Parole de Jacobin, membre de la Commune insurrectionnelle de Paris. Il encourage les égorgeurs à se servir sur le butin et la dépouille des cadavres, offre à chaque égorgeur 24 livres et les encourage : « Continuez votre ouvrage, et la patrie vous devra de nouveaux hommages. » Ce mouvement n’a pas touché la province (…) et certains quartiers de Paris sont restés calmes. La même remarque vaudra sous la Grande Terreur (…)

« Vous connaissez mon enthousiasme pour la Révolution. Eh bien ! j’en ai honte. Elle est ternie par des scélérats, elle est devenue hideuse. »1433

Mme ROLAND (1754-1793), Lettre à un ami, 5 septembre 1792. Les Grands Procès de l’histoire (1924), Me Henri-Robert

Manon Roland est surtout connue pour avoir été la femme de son mari : l’histoire est injuste (…) C’est l’âme du mouvement girondin, avec une influence prépondérante durant les trois mois du ministère girondin (mars-juin 1792). Elle suivra ses amis politiques dans leur chute et leur mort. Pour l’heure, elle reflète l’opinion d’une grande partie de la France. Elle va désormais vouer une haine absolue à Danton, qui la lui rend bien.

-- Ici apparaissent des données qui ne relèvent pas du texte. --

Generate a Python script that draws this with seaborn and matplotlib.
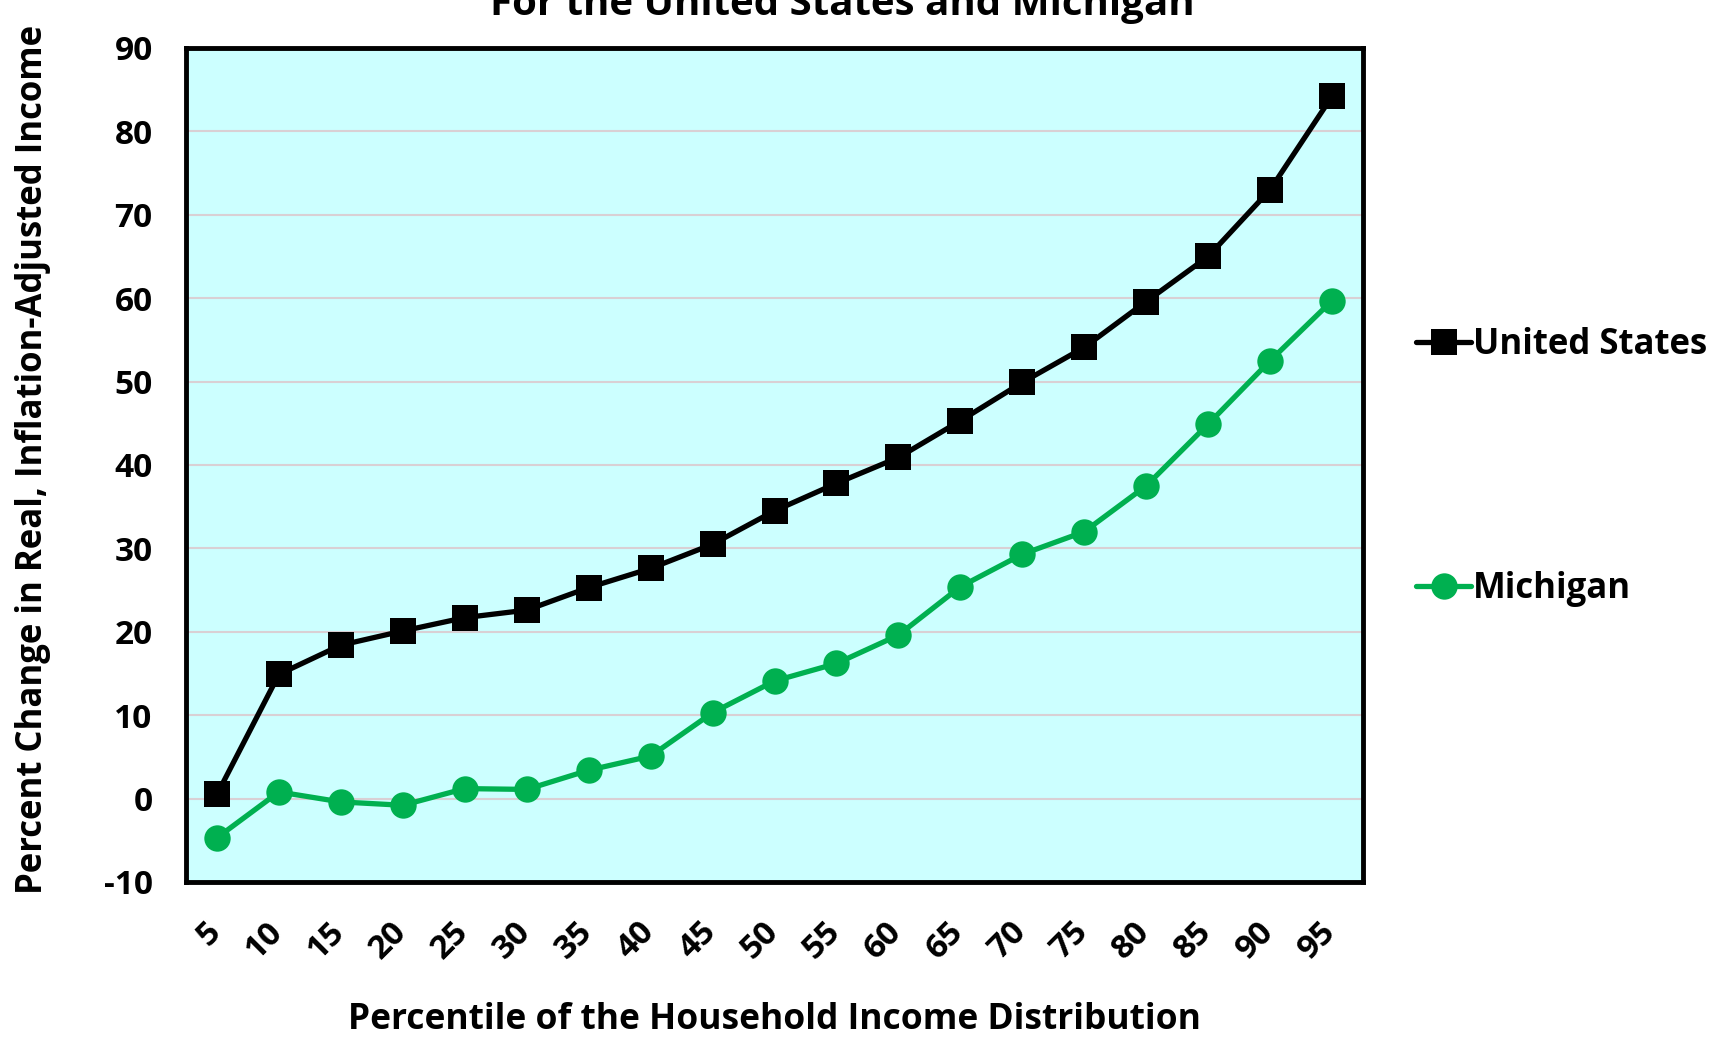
import numpy as np
import pandas as pd
import matplotlib
matplotlib.use('Agg')
import matplotlib.pyplot as plt
import matplotlib.transforms as mtransforms
import seaborn as sns

# data
percentiles = [5, 10, 15, 20, 25, 30, 35, 40, 45, 50, 55, 60, 65, 70, 75, 80, 85, 90, 95]
us_values = [0.5, 14.9, 18.4, 20.1, 21.7, 22.6, 25.3, 27.6, 30.5, 34.5, 37.8, 40.9,
             45.3, 49.9, 54.1, 59.6, 65.0, 73.0, 84.2]
mi_values = [-4.7, 0.8, -0.4, -0.8, 1.2, 1.1, 3.4, 5.1, 10.3, 14.1, 16.2, 19.6,
             25.4, 29.3, 32.0, 37.5, 44.9, 52.5, 59.7]
y_ticks = [-10, 0, 10, 20, 30, 40, 50, 60, 70, 80, 90]

df = pd.DataFrame({
    'pos': list(range(len(percentiles))) * 2,
    'value': us_values + mi_values,
    'series': ['United States'] * len(percentiles) + ['Michigan'] * len(percentiles),
})

sns.set_theme(style='white')
plt.rcParams['font.family'] = ['Open Sans', 'DejaVu Sans']
plt.rcParams['font.weight'] = 'bold'
plt.rcParams['text.color'] = 'black'
plt.rcParams['axes.labelcolor'] = 'black'
plt.rcParams['xtick.color'] = 'black'
plt.rcParams['ytick.color'] = 'black'

fig = plt.figure(figsize=(17.21, 10.37), dpi=100)
ax = fig.add_axes([186 / 1721, 1 - 882 / 1037, (1363 - 186) / 1721, (882 - 48) / 1037])
ax.set_facecolor('#CCFFFF')

for y in y_ticks[1:-1]:
    ax.axhline(y, color='#D9D0D4', lw=1.5, zorder=0)

sns.lineplot(data=df[df.series == 'United States'], x='pos', y='value', ax=ax,
             color='black', lw=3.8, marker='s', markersize=19, markeredgewidth=0,
             label='United States', zorder=3)
sns.lineplot(data=df[df.series == 'Michigan'], x='pos', y='value', ax=ax,
             color='#00B050', lw=3.8, marker='o', markersize=19, markeredgewidth=0,
             label='Michigan', zorder=2)

ax.set_xlim(-0.5, len(percentiles) - 0.5)
ax.set_ylim(-10, 90)
ax.set_yticks(y_ticks)
ax.set_yticklabels([str(v) for v in y_ticks], fontsize=24, fontweight='bold')
ax.set_xticks(range(len(percentiles)))
ax.set_xticklabels([str(p) for p in percentiles], fontsize=24, fontweight='bold',
                   rotation=45, ha='right', rotation_mode='anchor')
ax.tick_params(axis='x', pad=24, length=0)
ax.tick_params(axis='y', pad=24, length=0)

# shift the rotated x labels a little to the left, like the original
shift = mtransforms.ScaledTranslation(-0.13, 0, fig.dpi_scale_trans)
for lbl in ax.get_xticklabels():
    lbl.set_transform(lbl.get_transform() + shift)

for s in ax.spines.values():
    s.set_color('black')
    s.set_linewidth(3.5)

ax.set_xlabel('Percentile of the Household Income Distribution', fontsize=25.5,
              fontweight='bold', labelpad=26)
ax.set_ylabel('Percent Change in Real, Inflation-Adjusted Income', fontsize=25,
              fontweight='bold')
ax.yaxis.set_label_coords(-0.115, 0.507)

leg = ax.legend(loc='upper left', bbox_to_anchor=(1.033, 0.682), frameon=False,
                fontsize=25, labelspacing=6.0, handlelength=1.6, handletextpad=0.05,
                borderaxespad=0)
for t in leg.get_texts():
    t.set_fontweight('bold')

fig.text(842 / 1721, 1 - 15 / 1037, 'For the United States and Michigan', ha='center',
         va='baseline', fontsize=29, fontweight='bold')

fig.savefig('out.png', dpi=100)
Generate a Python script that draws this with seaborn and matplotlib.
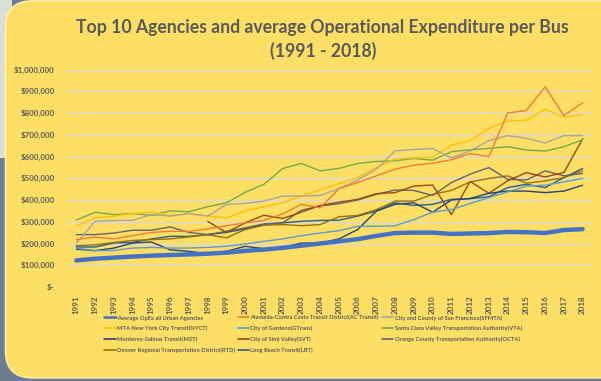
import numpy as np
import pandas as pd
import matplotlib
matplotlib.use("Agg")
import matplotlib.pyplot as plt
from matplotlib.patches import FancyBboxPatch, Rectangle
from matplotlib.lines import Line2D
from matplotlib.ticker import FuncFormatter
import seaborn as sns

sns.set_theme(style="white")
plt.rcParams["font.family"] = ["Lato", "DejaVu Sans"]

years = list(range(1991, 2019))
nan = np.nan

# Operational expenditure per bus, in thousands of dollars
avg_all = [122, 130, 135, 140, 144, 147, 150, 153, 158, 166, 172, 180, 190, 200,
           210, 220, 235, 248, 250, 250, 244, 246, 248, 253, 252, 248, 262, 266]
ac_transit = [218, 230, 221, 236, 251, 256, 256, 267, 282, 295, 306, 336, 380, 364,
              452, 480, 511, 542, 560, 569, 585, 614, 599, 800, 812, 920, 788, 847]
sfmta = [202, 302, 306, 306, 333, 326, 338, 326, 380, 384, 395, 418, 418, 421,
         452, 492, 542, 626, 632, 637, 593, 626, 673, 696, 684, 662, 696, 696]
nyct = [282, 318, 326, 338, 344, 329, 336, 326, 318, 349, 369, 387, 418, 446,
        475, 503, 549, 588, 594, 596, 653, 673, 730, 762, 767, 818, 781, 793]
gtrans = [179, 167, 168, 179, 182, 179, 179, 182, 187, 198, 210, 221, 236, 248,
          259, 279, 279, 282, 310, 344, 356, 384, 411, 437, 464, 468, 483, 499]
vta = [307, 344, 333, 338, 329, 350, 346, 369, 387, 435, 472, 545, 568, 534,
       545, 568, 577, 580, 591, 583, 622, 631, 637, 645, 630, 625, 645, 677]
mst = [174, 167, 179, 202, 207, 171, 164, 153, 164, 187, 176, 182, 202, 202,
       221, 264, 349, 380, 387, 344, 400, 407, 431, 441, 441, 434, 441, 468]
svt = [nan, nan, nan, nan, nan, nan, nan, 302, 251, 295, 330, 315, 344, 375,
       390, 403, 429, 434, 464, 469, 333, 485, 431, 488, 526, 506, 526, 681]
octa = [241, 241, 248, 261, 261, 276, 251, 241, 256, 272, 290, 295, 353, 372,
        383, 400, 426, 446, 444, 421, 480, 519, 549, 495, 492, 534, 511, 522]
rtd = [190, 194, 205, 214, 218, 221, 230, 240, 226, 264, 284, 287, 282, 287,
       323, 329, 356, 395, 395, 426, 444, 483, 499, 511, 477, 488, 503, 534]
lbt = [184, 184, 202, 205, 221, 233, 233, 241, 251, 267, 287, 295, 302, 306,
       307, 326, 349, 387, 375, 380, 403, 406, 415, 457, 472, 457, 503, 545]

names = [
    "Average OpEx all Urban Agencies",
    "Alameda-Contra Costa Transit District(AC Transit)",
    "City and County of San Francisco(SFMTA)",
    "MTA New York City Transit(NYCT)",
    "City of Gardena(GTrans)",
    "Santa Clara Valley Transportation Authority(VTA)",
    "Monterey-Salinas Transit(MST)",
    "City of Simi Valley(SVT)",
    "Orange County Transportation Authority(OCTA)",
    "Denver Regional Transportation District(RTD)",
    "Long Beach Transit(LBT)",
]
series = [avg_all, ac_transit, sfmta, nyct, gtrans, vta, mst, svt, octa, rtd, lbt]
colors = ["#4472C4", "#ED7D31", "#A5A5A5", "#FFC000", "#5B9BD5", "#70AD47",
          "#264478", "#9E480E", "#5E6470", "#997300", "#255E91"]
widths = [3.2] + [1.0] * 10

frames = []
for n, s in zip(names, series):
    frames.append(pd.DataFrame({"year": years, "agency": n,
                                "opex": np.array(s, dtype=float) * 1000}))
df = pd.concat(frames).dropna()

panel = "#FEDF66"
text_c = "#595959"

fig = plt.figure(figsize=(6.01, 3.81), dpi=100)
fig.patch.set_facecolor("#6D7C90")
fig.patches.append(Rectangle((0, 0.585), 0.02, 0.415, transform=fig.transFigure,
                             facecolor="#D9DFD3", edgecolor="none", zorder=-3))
fig.patches.append(FancyBboxPatch((0.009, 0.008), 1.05, 0.99,
                                  boxstyle="round,pad=0,rounding_size=0.045",
                                  transform=fig.transFigure, facecolor=panel,
                                  edgecolor="#FFF1B0", linewidth=1.0,
                                  mutation_aspect=601 / 381, zorder=-2))

ax = fig.add_axes([67 / 601, 1 - 287 / 381, (592 - 67) / 601, (287 - 69.5) / 381])
ax.set_facecolor("none")

for n, c, w in zip(names[::-1], colors[::-1], widths[::-1]):
    sns.lineplot(data=df[df["agency"] == n], x="year", y="opex", color=c,
                 linewidth=w, ax=ax, legend=False, zorder=3 if w > 2 else 2)

ax.set_xlim(1990.5, 2018.5)
ax.set_ylim(0, 1000000)
ax.set_yticks(np.arange(0, 1000001, 100000))
ax.yaxis.set_major_formatter(FuncFormatter(
    lambda v, p: "$-" if v == 0 else f"${v:,.0f}"))
ax.set_xticks(years)
ax.set_xticklabels([str(y) for y in years], rotation=90)
ax.grid(axis="y", color="#D9D9D9", linewidth=1.0, zorder=0)
ax.grid(axis="x", visible=False)
ax.set_axisbelow(True)
for sp in ax.spines.values():
    sp.set_visible(False)
ax.tick_params(axis="y", length=0, pad=9, labelsize=5.7, labelcolor=text_c)
ax.tick_params(axis="x", length=0, pad=6, labelsize=5.8, labelcolor=text_c)
for lab in ax.get_yticklabels() + ax.get_xticklabels():
    lab.set_fontweight("bold")
ax.set_xlabel("")
ax.set_ylabel("")

fig.text(0.537, 1 - 39.5 / 381,
         "Top 10 Agencies and average Operational Expenditure per Bus\n(1991 - 2018)",
         ha="center", va="center", fontsize=12.7, fontweight="bold",
         color=text_c, linespacing=1.4)

# legend filled row by row across three columns
order = [0, 3, 6, 9, 1, 4, 7, 10, 2, 5, 8]
handles = [Line2D([], [], color=colors[i], linewidth=1.8 if i == 0 else 1.2)
           for i in order]
labels = [names[i] for i in order]
leg = fig.legend(handles, labels, ncol=3, loc="upper left",
                 bbox_to_anchor=(104 / 601, 1 - 315 / 381), frameon=False,
                 fontsize=4.15, handlelength=2.0, handletextpad=0.2,
                 columnspacing=0.5, labelspacing=0.9, borderaxespad=0,
                 borderpad=0)
for t in leg.get_texts():
    t.set_color(text_c)
    t.set_fontweight("bold")

fig.savefig("out.png", dpi=100, facecolor=fig.get_facecolor())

« Je dois à la justice de dire que jamais troupes n’ont déployé plus de courage et de fermeté que cette brave armée qui, à juste titre, fut surnommée l’armée infernale. »1434

KELLERMANN (1735-1820), Relation de la bataille de Valmy et mémoire sur la campagne de 1792

(…) Il fait partie des officiers de l’Ancien Régime ralliés à la Révolution. Nommé lieutenant général en 1792, il remporte la victoire de Valmy sous les ordres de Dumouriez. La bataille se borne à une violente canonnade : 150 morts et 260 blessés chez les Français, guère plus chez les Prussiens et Autrichiens coalisés (…) Ce 20 septembre 1792 fait pourtant date dans l’histoire de France : le 21 septembre la monarchie est abolie, et le 22 septembre la République est proclamée.

« De ce jour et de ce lieu date une ère nouvelle de l’histoire du monde et vous pourrez dire : j’y étais. »1435

GOETHE (1749-1832), Aus meinem Lebe : Dichtung und Warheit - De ma vie : Poésie et Vérité (1811-1833), autobiographie

(…) Le plus grand écrivain allemand est présent à la bataille de Valmy (commune de la Marne), côté Prussiens. Et conscient de vivre un événement majeur. La retraite des troupes du duc de Brunswick, supérieures en nombre, reste à jamais une énigme. Il aurait dit : « Nous ne combattrons pas ici. »

« Vive la Nation ! »1436

Cri des troupes de Kellermann et Dumouriez à Valmy, 20 septembre 1792 (…)

Contre l’armée prussienne, ce cri nouveau est chargé d’un triple symbole : triomphe de l’idée de Nation, déchéance du roi, victoire de la République. Et Valmy arrête l’invasion de la France révolutionnaire. Autre première historique, les femmes se sont engagées pour défendre la patrie proclamée en danger.

« J’ai pris part à tous vos exploits
En vous versant à boire.
Songez combien j’ai fait de fois
Rafraîchir la victoire. »1437

BÉRANGER (1780-1857), La Vivandière (1817), chanson

Présent à Paris au début de la Révolution, très tôt républicain de cœur, il trouve son expression dans la chanson patriotique. Il n’imaginait pas que son nom reste dans l’histoire, c’est pourtant l’un de nos chansonniers les plus populaires ! Il rend hommage à l’entrée sur la scène de l’histoire de ces femmes qui s’engagèrent aux armées (…) Vivandières, appelées aussi cantinières, elles suivront toutes les guerres de la Révolution et de l’Empire.

« Un soir, disait Condorcet
À plus d’un confrère,
J’ai dans la tête un projet
Qui pourra vous plaire,
Il nous faut, mes chers amis,
Établir en ce pays
Une ré-ré-ré
Une pu-pu-pu
Une ré – Une pu – Une république
D’une forme unique. »1438

François MARCHANT (1761-1793), Le Grand Projet, chanson. Histoire de France par les chansons (1982), France Vernillat, Pierre Barbier

La chanson à la mode, au lendemain de Valmy. Le roi est suspendu de ses fonctions, la monarchie fait place à un nouveau régime et l’humour reprend ses droits, le temps de quelques vers (…) Le suffrage universel (masculin) s’applique pour la première fois dans notre histoire, la Législative ayant aboli au lendemain du 10 août la distinction entre citoyens actifs et passifs, pour l’élection de la prochaine Assemblée nationale.